Aim: Quote every line below exactly and skip any picture.

Material provided:
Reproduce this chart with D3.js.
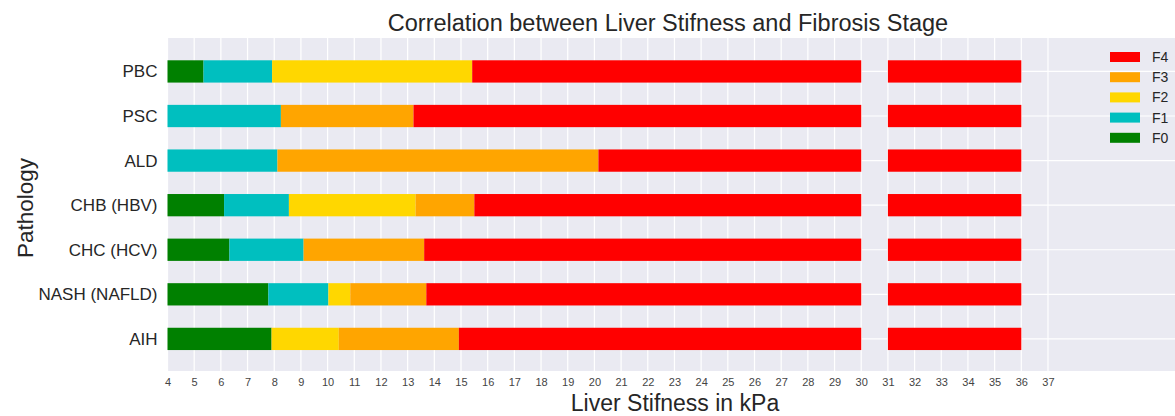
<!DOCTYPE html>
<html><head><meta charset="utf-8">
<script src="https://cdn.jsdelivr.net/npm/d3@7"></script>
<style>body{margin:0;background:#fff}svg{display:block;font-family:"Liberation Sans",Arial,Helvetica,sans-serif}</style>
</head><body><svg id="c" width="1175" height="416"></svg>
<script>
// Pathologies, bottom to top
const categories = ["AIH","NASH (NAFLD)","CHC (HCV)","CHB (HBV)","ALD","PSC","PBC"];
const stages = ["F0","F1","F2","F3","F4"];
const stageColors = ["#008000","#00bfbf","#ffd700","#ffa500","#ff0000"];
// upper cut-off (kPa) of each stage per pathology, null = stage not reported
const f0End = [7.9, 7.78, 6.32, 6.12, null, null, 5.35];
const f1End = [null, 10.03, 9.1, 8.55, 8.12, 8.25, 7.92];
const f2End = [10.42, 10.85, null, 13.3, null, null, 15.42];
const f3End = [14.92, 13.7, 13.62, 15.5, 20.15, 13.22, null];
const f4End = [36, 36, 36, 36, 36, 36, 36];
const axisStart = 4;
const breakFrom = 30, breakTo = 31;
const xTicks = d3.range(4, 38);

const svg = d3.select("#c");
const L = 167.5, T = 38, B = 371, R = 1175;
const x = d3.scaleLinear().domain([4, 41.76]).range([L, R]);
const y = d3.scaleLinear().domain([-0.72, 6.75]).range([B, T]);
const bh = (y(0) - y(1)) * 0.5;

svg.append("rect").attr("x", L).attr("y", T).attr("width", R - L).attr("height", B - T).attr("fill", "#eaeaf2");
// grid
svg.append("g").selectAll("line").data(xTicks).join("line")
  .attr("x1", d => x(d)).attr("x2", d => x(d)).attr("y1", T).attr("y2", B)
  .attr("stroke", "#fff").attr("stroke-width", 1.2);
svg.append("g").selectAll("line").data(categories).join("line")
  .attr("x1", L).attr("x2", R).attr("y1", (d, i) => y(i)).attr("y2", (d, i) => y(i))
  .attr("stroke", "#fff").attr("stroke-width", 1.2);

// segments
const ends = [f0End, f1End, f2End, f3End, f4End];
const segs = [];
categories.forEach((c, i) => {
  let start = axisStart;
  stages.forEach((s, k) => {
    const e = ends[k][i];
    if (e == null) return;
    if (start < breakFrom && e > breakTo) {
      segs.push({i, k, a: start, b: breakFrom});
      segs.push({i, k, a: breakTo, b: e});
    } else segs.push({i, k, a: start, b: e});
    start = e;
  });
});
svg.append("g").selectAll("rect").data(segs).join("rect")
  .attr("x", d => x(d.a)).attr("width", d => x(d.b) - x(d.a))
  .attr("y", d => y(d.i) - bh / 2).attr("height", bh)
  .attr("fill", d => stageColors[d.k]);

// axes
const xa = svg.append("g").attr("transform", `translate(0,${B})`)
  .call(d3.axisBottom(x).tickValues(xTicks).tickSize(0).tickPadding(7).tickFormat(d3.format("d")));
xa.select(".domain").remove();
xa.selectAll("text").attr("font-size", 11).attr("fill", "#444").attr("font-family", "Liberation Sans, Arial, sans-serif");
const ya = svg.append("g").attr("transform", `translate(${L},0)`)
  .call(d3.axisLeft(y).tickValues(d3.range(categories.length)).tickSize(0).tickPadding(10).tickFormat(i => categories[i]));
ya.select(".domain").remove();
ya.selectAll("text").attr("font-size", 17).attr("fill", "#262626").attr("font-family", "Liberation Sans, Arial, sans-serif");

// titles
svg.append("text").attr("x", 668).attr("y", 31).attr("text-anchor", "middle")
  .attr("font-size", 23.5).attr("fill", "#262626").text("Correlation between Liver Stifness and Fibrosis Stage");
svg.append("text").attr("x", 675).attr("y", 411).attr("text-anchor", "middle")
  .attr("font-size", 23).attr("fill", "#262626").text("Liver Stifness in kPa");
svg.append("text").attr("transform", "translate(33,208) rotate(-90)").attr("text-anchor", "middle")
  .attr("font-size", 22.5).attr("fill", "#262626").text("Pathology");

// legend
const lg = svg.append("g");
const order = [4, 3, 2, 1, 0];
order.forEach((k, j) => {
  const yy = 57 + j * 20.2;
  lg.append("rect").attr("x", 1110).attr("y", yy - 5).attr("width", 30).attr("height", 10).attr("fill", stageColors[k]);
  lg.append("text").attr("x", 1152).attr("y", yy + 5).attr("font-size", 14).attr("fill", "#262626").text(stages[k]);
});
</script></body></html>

Worked answer:
Reproduce this chart with D3.js.
<!DOCTYPE html>
<html><head><meta charset="utf-8">
<script src="https://cdn.jsdelivr.net/npm/d3@7"></script>
<style>body{margin:0;background:#fff}svg{display:block;font-family:"Liberation Sans",Arial,Helvetica,sans-serif}</style>
</head><body><svg id="c" width="1175" height="416"></svg>
<script>
// Pathologies, bottom to top
const categories = ["AIH","NASH (NAFLD)","CHC (HCV)","CHB (HBV)","ALD","PSC","PBC"];
const stages = ["F0","F1","F2","F3","F4"];
const stageColors = ["#008000","#00bfbf","#ffd700","#ffa500","#ff0000"];
// upper cut-off (kPa) of each stage per pathology, null = stage not reported
const f0End = [7.9, 7.78, 6.32, 6.12, null, null, 5.35];
const f1End = [null, 10.03, 9.1, 8.55, 8.12, 8.25, 7.92];
const f2End = [10.42, 10.85, null, 13.3, null, null, 15.42];
const f3End = [14.92, 13.7, 13.62, 15.5, 20.15, 13.22, null];
const f4End = [36, 36, 36, 36, 36, 36, 36];
const axisStart = 4;
const breakFrom = 30, breakTo = 31;
const xTicks = d3.range(4, 38);

const svg = d3.select("#c");
const L = 167.5, T = 38, B = 371, R = 1175;
const x = d3.scaleLinear().domain([4, 41.76]).range([L, R]);
const y = d3.scaleLinear().domain([-0.72, 6.75]).range([B, T]);
const bh = (y(0) - y(1)) * 0.5;

svg.append("rect").attr("x", L).attr("y", T).attr("width", R - L).attr("height", B - T).attr("fill", "#eaeaf2");
// grid
svg.append("g").selectAll("line").data(xTicks).join("line")
  .attr("x1", d => x(d)).attr("x2", d => x(d)).attr("y1", T).attr("y2", B)
  .attr("stroke", "#fff").attr("stroke-width", 1.2);
svg.append("g").selectAll("line").data(categories).join("line")
  .attr("x1", L).attr("x2", R).attr("y1", (d, i) => y(i)).attr("y2", (d, i) => y(i))
  .attr("stroke", "#fff").attr("stroke-width", 1.2);

// segments
const ends = [f0End, f1End, f2End, f3End, f4End];
const segs = [];
categories.forEach((c, i) => {
  let start = axisStart;
  stages.forEach((s, k) => {
    const e = ends[k][i];
    if (e == null) return;
    if (start < breakFrom && e > breakTo) {
      segs.push({i, k, a: start, b: breakFrom});
      segs.push({i, k, a: breakTo, b: e});
    } else segs.push({i, k, a: start, b: e});
    start = e;
  });
});
svg.append("g").selectAll("rect").data(segs).join("rect")
  .attr("x", d => x(d.a)).attr("width", d => x(d.b) - x(d.a))
  .attr("y", d => y(d.i) - bh / 2).attr("height", bh)
  .attr("fill", d => stageColors[d.k]);

// axes
const xa = svg.append("g").attr("transform", `translate(0,${B})`)
  .call(d3.axisBottom(x).tickValues(xTicks).tickSize(0).tickPadding(7).tickFormat(d3.format("d")));
xa.select(".domain").remove();
xa.selectAll("text").attr("font-size", 11).attr("fill", "#444").attr("font-family", "Liberation Sans, Arial, sans-serif");
const ya = svg.append("g").attr("transform", `translate(${L},0)`)
  .call(d3.axisLeft(y).tickValues(d3.range(categories.length)).tickSize(0).tickPadding(10).tickFormat(i => categories[i]));
ya.select(".domain").remove();
ya.selectAll("text").attr("font-size", 17).attr("fill", "#262626").attr("font-family", "Liberation Sans, Arial, sans-serif");

// titles
svg.append("text").attr("x", 668).attr("y", 31).attr("text-anchor", "middle")
  .attr("font-size", 23.5).attr("fill", "#262626").text("Correlation between Liver Stifness and Fibrosis Stage");
svg.append("text").attr("x", 675).attr("y", 411).attr("text-anchor", "middle")
  .attr("font-size", 23).attr("fill", "#262626").text("Liver Stifness in kPa");
svg.append("text").attr("transform", "translate(33,208) rotate(-90)").attr("text-anchor", "middle")
  .attr("font-size", 22.5).attr("fill", "#262626").text("Pathology");

// legend
const lg = svg.append("g");
const order = [4, 3, 2, 1, 0];
order.forEach((k, j) => {
  const yy = 57 + j * 20.2;
  lg.append("rect").attr("x", 1110).attr("y", yy - 5).attr("width", 30).attr("height", 10).attr("fill", stageColors[k]);
  lg.append("text").attr("x", 1152).attr("y", yy + 5).attr("font-size", 14).attr("fill", "#262626").text(stages[k]);
});
</script></body></html>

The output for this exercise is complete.